Rover serait donc la révélation de l’année ? Et si, faute de mieux, on avait un petit peu exagéré ?
Lorsque, comme moi, vous aimez déambuler entre les étalages des disquaires, la pochette d’un album est souvent le premier élément qui vous fait entrer en contact avec l’univers d’un artiste. Je me souviens, par exemple, avoir acheté le premier album des Dresden Dolls sur la foi de la pochette, sans jamais les avoir entendus. Idem, il y a quelques jours pour le fabuleux MU.ZZ.LE de Gonjasufi. A l’inverse, il est des pochettes de disque qui vous inspirent une immédiate répulsion et vous dissuadent d’aller voir plus loin. La mine patibulaire d’un grand gaillard hirsute et peu avenant avait anéanti sur le champ toutes mes velléités d’entrer dans l’univers de Rover. Avouez qu’en matière de visuel, on peut difficilement faire plus prétentieux. Moi, ma gueule en grand, arborant un air de supériorité aristocratique. Rover a beau affirmer que son expression sur la pochette reflète l’exigence qu’il a vis-à-vis de la musique, je n’y vois que forfanterie et égocentrisme. Mais devant les flots d’enthousiasme béat et les torrents de dithyrambes qu’inspirait Rover à mes confrères, je suis passé outre ma réticence initiale et me suis mis en devoir d’écouter l’album dans son intégralité afin de vous livrer ici mon sentiment.
Hélas, force est de constater que le contenu ne fait que confirmer l’impression laissée par l’emballage. En matière de pompage, Rover ne nous épargne rien. Bowie, Radiohead, Muse, Jeff Buckley, tout y passe. On a déjà tellement tout entendu qu’on se croirait dans un musée. Le défaut majeur de ce disque, c’est qu’il manque cruellement de personnalité. Du début à la fin, Rover reste empêtré dans ses influences, comme un petit enfant dans des vêtements trop grands pour lui. Certes, les mélodies ne sont pas désagréables et le garçon chante très bien. Trop bien peut-être, car à force de vouloir faire montre de sa remarquable technique vocale, il passe à côté de l’essentiel : l’émotion. Rover use et abuse de cette voix de tête qui, employée sans clairvoyance, m’a vite lassé. Ce n’est pas un hasard si l’un des rares morceaux qui, à mon sens, échappe au naufrage est Full of Grace (et le morceau caché qui lui succède), presque intégralement chanté dans les graves. Là où certains journalistes voient du lyrisme, je ne vois que prétention et grandiloquence. Là où ils voient l’émergence d’un nouveau talent, je ne vois que des journalistes empressés qui s’emballent devant le premier chanteur pop français un tantinet doué.
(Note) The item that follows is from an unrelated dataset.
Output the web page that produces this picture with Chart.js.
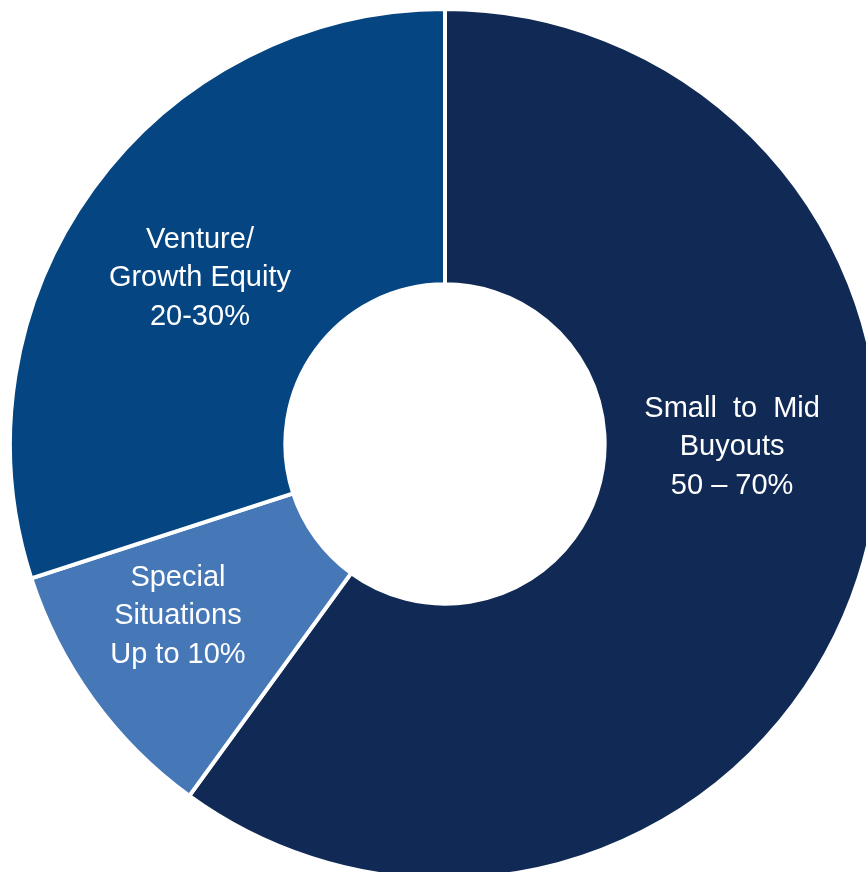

Il y a des qualités évidentes dans ce premier album mais, malheureusement, le manque de modestie de l’ensemble aboutit à un gâchis colossal. Rover n’est pas dénué de talent. Il se trouve simplement que ce talent est mal exploité. Qu’il se coupe les cheveux, sourit un peu, se détache davantage de ses influences et simplifie son chant et il se pourrait bien que son prochain album soit véritablement excellent. Pour le moment, on en est encore bien loin et ce premier disque a les qualités et surtout les défauts d’un brouillon, n’en déplaise à mes confrères…Si Rover ne change pas rapidement de trajectoire, il pourrait très vite finir à la casse.